To the extent, therefore, that defendant, Dulac, is alleged to have levelled his accusation against the plaintiff as a "malicious" accusation made while Dulac was participating as a member of a continuing conspiracy the actual purpose of which is charged to be to injure plaintiff in his reputation, the complaint sufficiently alleges such malice in fact as negatives the applicability of a conditional privilege to protect even the origins of the defamatory accusation against plaintiff.

The complaint alleges a claim for the tort of libel for which each of the named defendants can be held legally responsible. It, therefore, states a claim upon which relief can be granted against each defendant.

The entry is:

Appeal sustained.


[1] Exhibit "A" is a partial record of the Selectmen's Meeting of September 26, 1968. In substance, it corroborates that the Town Counsel had asked to have certain remarks made part of the record of the meeting. Town Counsel said that: (1) "Herman Cohen stated at a public meeting of the planning board that he had been advised by the Atty. General of the State of Maine that he could legally tape board meetings;" and (2) Town Counsel was aware of his "own knowledge" that private citizens are not given rulings by the Attorney General's Officea fact verified in the case of Mr. Cohen, said Town Counsel, by a telegram which had been received from George C. West in his capacity as Deputy Attorney General and dated September 26, 1968. In this telegram it was also stated that the office of the Attorney General had "not advised Herman Cohen or his representatives that he could make tape recordings of meetings of town council."

The partial record of the Selectmen's Meeting further showed that "Mr. Dulac directed a question at Herman Cohen. `Mr. Cohen, did you lie to me Monday night?' Mr. Cohen answered, `I am not on trial here.' Mr. Dulac responded, `I have never been able to prove that you lied, now I have no choice but to say that you lied to me.'"

[2] Plaintiff's Exhibit "B" is offered as a reproduction of a portion of Page 3 of the Biddeford-Saco Journal as published on Friday, September 27, 1968. It is a news story fundamentally presenting the contents, as above summarized, of the partial minutes of the Selectmen's Meeting of September 26, 1968.

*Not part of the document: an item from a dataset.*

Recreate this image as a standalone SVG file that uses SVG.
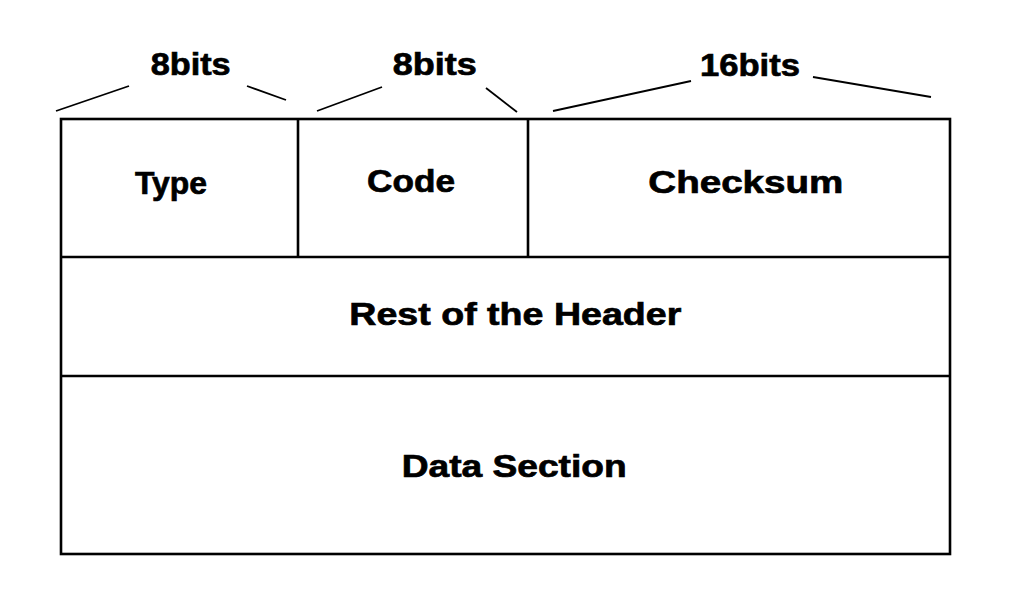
<svg xmlns="http://www.w3.org/2000/svg" width="1026" height="596" viewBox="0 0 1026 596">
<style>
.box{fill:none;stroke:#000;stroke-width:2.6}
.lead{stroke:#000;stroke-width:1.8;fill:none}
.t{font-family:"Liberation Sans",Arial,sans-serif;font-weight:bold;font-size:32px;fill:#000;stroke:#000;stroke-width:0.7}
</style>
<rect width="1026" height="596" fill="#fff"/>
<g id="connectors">
<line class="lead" x1="56" y1="111" x2="129" y2="86"/>
<line class="lead" x1="247" y1="86" x2="286" y2="100"/>
<line class="lead" x1="317" y1="111" x2="382" y2="87"/>
<line class="lead" x1="486" y1="88" x2="517" y2="112"/>
<line class="lead" x1="553" y1="111" x2="691" y2="81"/>
<line class="lead" x1="813" y1="77" x2="931" y2="97"/>
</g>
<g id="labels">
<text class="t" x="150.7" y="74.5" textLength="80" lengthAdjust="spacingAndGlyphs">8bits</text>
<text class="t" x="392.7" y="74.5" textLength="84" lengthAdjust="spacingAndGlyphs">8bits</text>
<text class="t" x="700" y="76" textLength="100" lengthAdjust="spacingAndGlyphs">16bits</text>
</g>
<g id="packet">
<rect class="box" x="61" y="119" width="889" height="435"/>
</g>
<g id="type">
<line class="box" x1="298" y1="119" x2="298" y2="257"/>
<text class="t" x="135" y="194" textLength="72" lengthAdjust="spacingAndGlyphs">Type</text>
</g>
<g id="code">
<line class="box" x1="528" y1="119" x2="528" y2="257"/>
<text class="t" x="367" y="192" textLength="88" lengthAdjust="spacingAndGlyphs">Code</text>
</g>
<g id="checksum">
<text class="t" x="648.3" y="193" textLength="195" lengthAdjust="spacingAndGlyphs">Checksum</text>
</g>
<g id="rest">
<line class="box" x1="61" y1="257" x2="950" y2="257"/>
<text class="t" x="349.3" y="325" textLength="332" lengthAdjust="spacingAndGlyphs">Rest of the Header</text>
</g>
<g id="data">
<line class="box" x1="61" y1="376" x2="950" y2="376"/>
<text class="t" x="401.7" y="476.5" textLength="225" lengthAdjust="spacingAndGlyphs">Data Section</text>
</g>
</svg>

[3] Exhibit "C" which is a reproduction of Page 7 of the York County Coast Star as published on Wednesday, October 2, 1968 provides the information that the defendant Bowdoin had carried with him a tear sheet of the article which had appeared in the Biddeford Journal and describes the efforts of the defendant Bowdoin, accompanied by the defendants Bibber and Brown, to have the York County Coast Star reproduce the article verbatim.

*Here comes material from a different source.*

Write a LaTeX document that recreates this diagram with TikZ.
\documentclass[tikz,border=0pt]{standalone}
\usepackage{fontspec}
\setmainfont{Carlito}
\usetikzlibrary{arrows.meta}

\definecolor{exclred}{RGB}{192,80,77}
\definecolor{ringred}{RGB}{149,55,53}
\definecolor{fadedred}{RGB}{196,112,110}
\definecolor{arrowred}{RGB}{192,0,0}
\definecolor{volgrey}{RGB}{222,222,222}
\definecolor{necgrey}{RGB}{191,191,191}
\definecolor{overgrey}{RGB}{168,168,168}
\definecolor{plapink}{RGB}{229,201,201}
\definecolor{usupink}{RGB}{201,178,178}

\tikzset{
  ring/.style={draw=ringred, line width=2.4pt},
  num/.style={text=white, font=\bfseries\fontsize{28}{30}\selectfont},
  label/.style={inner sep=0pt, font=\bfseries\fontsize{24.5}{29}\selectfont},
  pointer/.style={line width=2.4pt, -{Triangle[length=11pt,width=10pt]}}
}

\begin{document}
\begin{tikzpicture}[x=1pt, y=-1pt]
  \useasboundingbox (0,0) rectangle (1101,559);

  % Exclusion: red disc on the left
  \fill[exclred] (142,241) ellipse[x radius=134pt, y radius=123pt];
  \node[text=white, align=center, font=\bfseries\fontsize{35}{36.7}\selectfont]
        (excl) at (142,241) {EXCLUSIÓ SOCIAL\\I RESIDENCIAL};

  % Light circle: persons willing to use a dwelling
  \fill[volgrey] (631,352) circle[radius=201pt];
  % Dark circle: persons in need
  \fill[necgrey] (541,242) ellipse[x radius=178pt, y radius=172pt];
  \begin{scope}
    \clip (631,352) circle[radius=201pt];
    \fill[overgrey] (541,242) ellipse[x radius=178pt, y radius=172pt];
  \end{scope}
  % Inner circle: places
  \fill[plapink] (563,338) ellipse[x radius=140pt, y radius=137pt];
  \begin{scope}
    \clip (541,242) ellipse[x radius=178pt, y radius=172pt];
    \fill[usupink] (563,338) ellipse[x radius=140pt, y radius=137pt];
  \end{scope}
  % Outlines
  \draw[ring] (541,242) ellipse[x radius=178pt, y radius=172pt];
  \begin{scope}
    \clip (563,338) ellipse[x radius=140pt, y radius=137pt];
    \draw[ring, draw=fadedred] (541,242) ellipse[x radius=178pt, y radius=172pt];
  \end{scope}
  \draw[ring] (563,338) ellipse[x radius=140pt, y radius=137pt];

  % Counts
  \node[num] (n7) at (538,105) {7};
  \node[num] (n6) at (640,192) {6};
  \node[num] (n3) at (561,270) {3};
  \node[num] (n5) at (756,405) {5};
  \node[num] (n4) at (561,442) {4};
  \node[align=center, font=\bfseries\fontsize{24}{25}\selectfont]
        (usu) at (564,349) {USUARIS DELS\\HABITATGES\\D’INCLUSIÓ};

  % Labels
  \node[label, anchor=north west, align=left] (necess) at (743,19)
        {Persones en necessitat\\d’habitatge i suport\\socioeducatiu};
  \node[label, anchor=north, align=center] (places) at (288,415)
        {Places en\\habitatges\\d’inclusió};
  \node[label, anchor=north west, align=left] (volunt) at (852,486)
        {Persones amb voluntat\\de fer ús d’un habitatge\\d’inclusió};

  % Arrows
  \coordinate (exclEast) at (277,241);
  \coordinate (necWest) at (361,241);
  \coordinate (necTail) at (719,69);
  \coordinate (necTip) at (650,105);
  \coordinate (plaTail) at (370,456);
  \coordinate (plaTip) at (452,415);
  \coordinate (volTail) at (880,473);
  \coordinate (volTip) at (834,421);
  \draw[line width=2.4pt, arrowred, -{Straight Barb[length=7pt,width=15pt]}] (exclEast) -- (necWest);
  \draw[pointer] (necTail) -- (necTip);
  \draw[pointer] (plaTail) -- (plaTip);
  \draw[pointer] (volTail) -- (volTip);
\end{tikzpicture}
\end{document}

[4] We are aware that in particular extraordinary circumstances there has been recognized the existence of a separate self-sufficient and independent tort of "conspiracy", as a substantive basis of civil liability, when it is shown that combination and the force of numbers inject a special and unique factual overlay of some additional element worthy of recognition as a basis for the imposition of tort liability (such as, for example, coercion, undue influence or restraint of trade) and which would be absent were the conduct to be undertaken by one person acting alone. See: Weiner v. Lowenstein, 314 Mass. 642, 51 N.E.2d 241 (1943).

It is sufficient to state that the circumstances of the complaint before us involve no such factual allegations.

[5] The allegation as to damages in the complaint, that plaintiff "has been brought into public shame and disgrace, . . . has been greatly injured in his personal and business reputation, [as distinguished from his business as such] and he has suffered great pain of body and of mind,. . ." fails as an averment of special damages in the sense intended by the law when special damage is held to be necessary to make defamation by slander actionable. Special damages in this sense are those which are distinct from the general damage to reputation and feelings presumed to exist without need of proof in those situations, for example, in which the utterance is defamatory on its face and is made in a form which is treated as libel (rather than slander). See: Powers v. Durgin-Snow Publishing Co., Inc., 154 Me. 108, 144 A.2d 294 (1958) in which this Court, at least by implication, indicated that the allegations

". . . defendant has greatly injured the Plaintiff in his good name and reputation, has deprived him of public confidence, and exposed him and his family to public hatred, contempt and ridicule, and the Plaintiff has suffered great pain and distress of body and mind, has been shunned by many of his former acquaintances," (as set out at pages 109, 110, 144 A.2d at page 295)

are allegations of legally presumed general damages rather than of special damages.

[6] "Capability" is here used in the sense that a factfinder would not be irrational were he to conclude that the language has a natural and usual tendency to produce the effect, which is under discussion, upon an adequately recognizable segment of reasonable persons in our society. Fahy v. Melrose Free Press, Inc., 298 Mass. 267, 10 N.E.2d 187 (1937); Meyerson v. Hurlbut, 68 App.D.C. 360, 98 F.2d 232, 118 A.L.R. 313, cert. den. 305 U.S. 610, 59 S. Ct. 69, 83 L. Ed. 388 (1938).

[7] Because of the complaint's inclusion of this allegation relating to publication of the written minutes of the meeting, we find it unnecessary to decide whether the supplying of the "tape recording" of the proceedings of the meeting would constitute libel rather than slander, insofar as a tape recording, even though it retains the words as being orally stated, tends to fix them in a permanent form capable of wide dissemination. See: Tillson v. Robbins, supra, 68 Me. at p. 298. Cf. Niehoff v. Congress Square Hotel Company, 149 Me. 412, 103 A.2d 219 (1954).

[8] The absolute immunity recognized by Richards v. Ellis, Me., 233 A.2d 37 (1967) and Rodway v. Wiswall, Me., 267 A.2d 374 (1970) for decisions quasi-judicial in nature made by public authorities in the exercise of their lawfully conferred functions is inapplicable to defamatory utterances made or published by any member of a subordinate body when (and regardless that) a power legislative in nature might be in process of being exercised.